--- To do ---
Repeat, exactly and only, the lines from the beginning of the data through the line with "(0,0) rectangle (684,524);". Pictures are left out.
* * *
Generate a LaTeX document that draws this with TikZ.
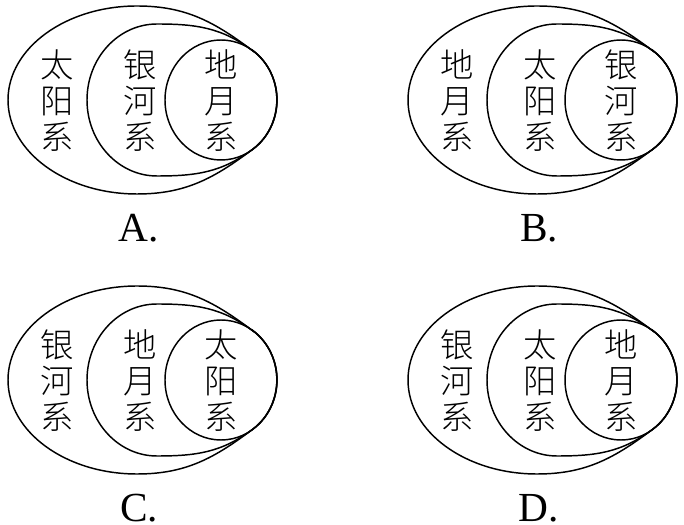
\documentclass[tikz,border=0pt]{standalone}
\usepackage{fontspec}
\newfontfamily\cjk{Noto Sans CJK SC Light}
\newfontfamily\tagfont{Liberation Serif}
\usetikzlibrary{positioning}
\tikzset{
  ring/.style = {draw, line width=1.1pt},
  word/.style = {font=\cjk\fontsize{25}{27}\selectfont, align=center, inner sep=0pt},
  tag/.style  = {font=\tagfont\fontsize{31}{31}\selectfont, inner sep=0pt}
}

\begin{document}
\begin{tikzpicture}[x=0.75pt, y=0.75pt]
\useasboundingbox (0,0) rectangle (684,524);

\foreach \cx/\cy/\big/\mid/\small/\lab/\id in {
    221/424/太\\阳\\系/银\\河\\系/地\\月\\系/A./a,
    621/424/地\\月\\系/太\\阳\\系/银\\河\\系/B./b,
    221/144/银\\河\\系/地\\月\\系/太\\阳\\系/C./c,
    621/144/银\\河\\系/太\\阳\\系/地\\月\\系/D./d} {
  \begin{scope}[shift={(\cx,\cy)}]
    % outer egg
    \draw[ring] (32,49) to[out=143, in=0] (-84,94)
      arc[start angle=90, end angle=270, x radius=129, y radius=94]
      to[out=0, in=217] (32,-49)
      arc[start angle=-55, end angle=55, x radius=56, y radius=60] -- cycle;
    % middle egg
    \draw[ring] (32,49) to[out=143, in=0] (-64,76)
      arc[start angle=90, end angle=270, x radius=70, y radius=76]
      to[out=0, in=217] (32,-49)
      arc[start angle=-55, end angle=55, x radius=56, y radius=60] -- cycle;
    % inner circle
    \draw[ring] (0,0) ellipse[x radius=56, y radius=60];

    \node[word] at (-164,-1) (big\id)   {\big};
    \node[word] at ( -81,-1) (mid\id)   {\mid};
    \node[word] at (   0,-1) (small\id) {\small};
    \node[tag]  at ( -82,-128) (tag\id) {\lab};
  \end{scope}
}
\end{tikzpicture}
\end{document}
* * *
--- Completed exercise ---
Generate a LaTeX document that draws this with TikZ.
\documentclass[tikz,border=0pt]{standalone}
\usepackage{fontspec}
\newfontfamily\cjk{Noto Sans CJK SC Light}
\newfontfamily\tagfont{Liberation Serif}
\usetikzlibrary{positioning}
\tikzset{
  ring/.style = {draw, line width=1.1pt},
  word/.style = {font=\cjk\fontsize{25}{27}\selectfont, align=center, inner sep=0pt},
  tag/.style  = {font=\tagfont\fontsize{31}{31}\selectfont, inner sep=0pt}
}

\begin{document}
\begin{tikzpicture}[x=0.75pt, y=0.75pt]
\useasboundingbox (0,0) rectangle (684,524);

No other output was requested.